BEGIN DATA PROVIDED

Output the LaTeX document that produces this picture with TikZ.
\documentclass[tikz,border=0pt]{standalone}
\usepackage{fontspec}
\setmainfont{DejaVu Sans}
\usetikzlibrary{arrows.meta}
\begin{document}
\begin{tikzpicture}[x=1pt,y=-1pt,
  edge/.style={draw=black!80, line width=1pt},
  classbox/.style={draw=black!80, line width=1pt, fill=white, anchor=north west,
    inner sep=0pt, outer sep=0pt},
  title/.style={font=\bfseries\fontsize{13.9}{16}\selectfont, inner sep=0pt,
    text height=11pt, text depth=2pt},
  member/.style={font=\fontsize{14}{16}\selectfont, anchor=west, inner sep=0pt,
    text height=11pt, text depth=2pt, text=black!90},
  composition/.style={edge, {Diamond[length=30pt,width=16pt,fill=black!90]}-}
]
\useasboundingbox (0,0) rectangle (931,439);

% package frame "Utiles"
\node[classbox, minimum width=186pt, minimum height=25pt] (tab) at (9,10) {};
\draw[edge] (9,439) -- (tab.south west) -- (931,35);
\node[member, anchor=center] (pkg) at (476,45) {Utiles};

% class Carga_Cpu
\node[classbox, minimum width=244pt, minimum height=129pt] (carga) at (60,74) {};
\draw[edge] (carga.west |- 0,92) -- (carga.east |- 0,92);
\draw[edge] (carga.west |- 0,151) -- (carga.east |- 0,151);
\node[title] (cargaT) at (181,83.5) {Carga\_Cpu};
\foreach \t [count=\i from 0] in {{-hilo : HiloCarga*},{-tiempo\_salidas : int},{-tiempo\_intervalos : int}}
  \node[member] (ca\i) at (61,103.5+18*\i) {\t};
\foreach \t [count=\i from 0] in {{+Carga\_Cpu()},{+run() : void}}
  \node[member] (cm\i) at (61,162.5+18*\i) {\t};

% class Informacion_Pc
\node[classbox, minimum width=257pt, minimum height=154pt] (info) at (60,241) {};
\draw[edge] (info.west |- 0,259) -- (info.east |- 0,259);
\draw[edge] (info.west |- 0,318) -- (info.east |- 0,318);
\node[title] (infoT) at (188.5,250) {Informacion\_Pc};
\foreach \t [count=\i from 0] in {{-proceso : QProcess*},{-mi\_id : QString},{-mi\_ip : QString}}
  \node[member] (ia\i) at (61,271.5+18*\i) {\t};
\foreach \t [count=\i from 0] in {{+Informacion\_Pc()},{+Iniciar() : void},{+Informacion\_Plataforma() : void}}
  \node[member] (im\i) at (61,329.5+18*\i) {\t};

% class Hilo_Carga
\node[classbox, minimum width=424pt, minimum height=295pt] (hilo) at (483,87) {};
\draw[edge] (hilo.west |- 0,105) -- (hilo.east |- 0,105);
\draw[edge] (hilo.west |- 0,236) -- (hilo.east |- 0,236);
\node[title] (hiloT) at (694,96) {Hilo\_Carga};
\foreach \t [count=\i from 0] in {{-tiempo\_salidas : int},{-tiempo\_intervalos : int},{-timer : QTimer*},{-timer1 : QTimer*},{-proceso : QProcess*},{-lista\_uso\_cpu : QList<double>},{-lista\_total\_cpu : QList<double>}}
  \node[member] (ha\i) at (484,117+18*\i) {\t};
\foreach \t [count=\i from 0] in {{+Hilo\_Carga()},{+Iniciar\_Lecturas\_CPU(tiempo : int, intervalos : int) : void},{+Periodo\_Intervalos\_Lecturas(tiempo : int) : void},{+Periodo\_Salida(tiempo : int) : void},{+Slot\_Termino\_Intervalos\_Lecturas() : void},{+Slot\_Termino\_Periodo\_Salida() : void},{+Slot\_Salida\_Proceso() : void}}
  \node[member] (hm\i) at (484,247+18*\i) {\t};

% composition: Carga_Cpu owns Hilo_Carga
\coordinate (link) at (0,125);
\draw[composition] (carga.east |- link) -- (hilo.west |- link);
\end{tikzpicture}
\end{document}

END DATA PROVIDED

■ **TASK INSTRUCTIONS**:
From the very first line of the data through the line with "(cm\i) at (61,162.5+18*\i)" in it, please reproduce each line exactly and output nothing more.

■ **WRITTEN RESPONSE**:
Output the LaTeX document that produces this picture with TikZ.
\documentclass[tikz,border=0pt]{standalone}
\usepackage{fontspec}
\setmainfont{DejaVu Sans}
\usetikzlibrary{arrows.meta}
\begin{document}
\begin{tikzpicture}[x=1pt,y=-1pt,
  edge/.style={draw=black!80, line width=1pt},
  classbox/.style={draw=black!80, line width=1pt, fill=white, anchor=north west,
    inner sep=0pt, outer sep=0pt},
  title/.style={font=\bfseries\fontsize{13.9}{16}\selectfont, inner sep=0pt,
    text height=11pt, text depth=2pt},
  member/.style={font=\fontsize{14}{16}\selectfont, anchor=west, inner sep=0pt,
    text height=11pt, text depth=2pt, text=black!90},
  composition/.style={edge, {Diamond[length=30pt,width=16pt,fill=black!90]}-}
]
\useasboundingbox (0,0) rectangle (931,439);

% package frame "Utiles"
\node[classbox, minimum width=186pt, minimum height=25pt] (tab) at (9,10) {};
\draw[edge] (9,439) -- (tab.south west) -- (931,35);
\node[member, anchor=center] (pkg) at (476,45) {Utiles};

% class Carga_Cpu
\node[classbox, minimum width=244pt, minimum height=129pt] (carga) at (60,74) {};
\draw[edge] (carga.west |- 0,92) -- (carga.east |- 0,92);
\draw[edge] (carga.west |- 0,151) -- (carga.east |- 0,151);
\node[title] (cargaT) at (181,83.5) {Carga\_Cpu};
\foreach \t [count=\i from 0] in {{-hilo : HiloCarga*},{-tiempo\_salidas : int},{-tiempo\_intervalos : int}}
  \node[member] (ca\i) at (61,103.5+18*\i) {\t};
\foreach \t [count=\i from 0] in {{+Carga\_Cpu()},{+run() : void}}
  \node[member] (cm\i) at (61,162.5+18*\i) {\t};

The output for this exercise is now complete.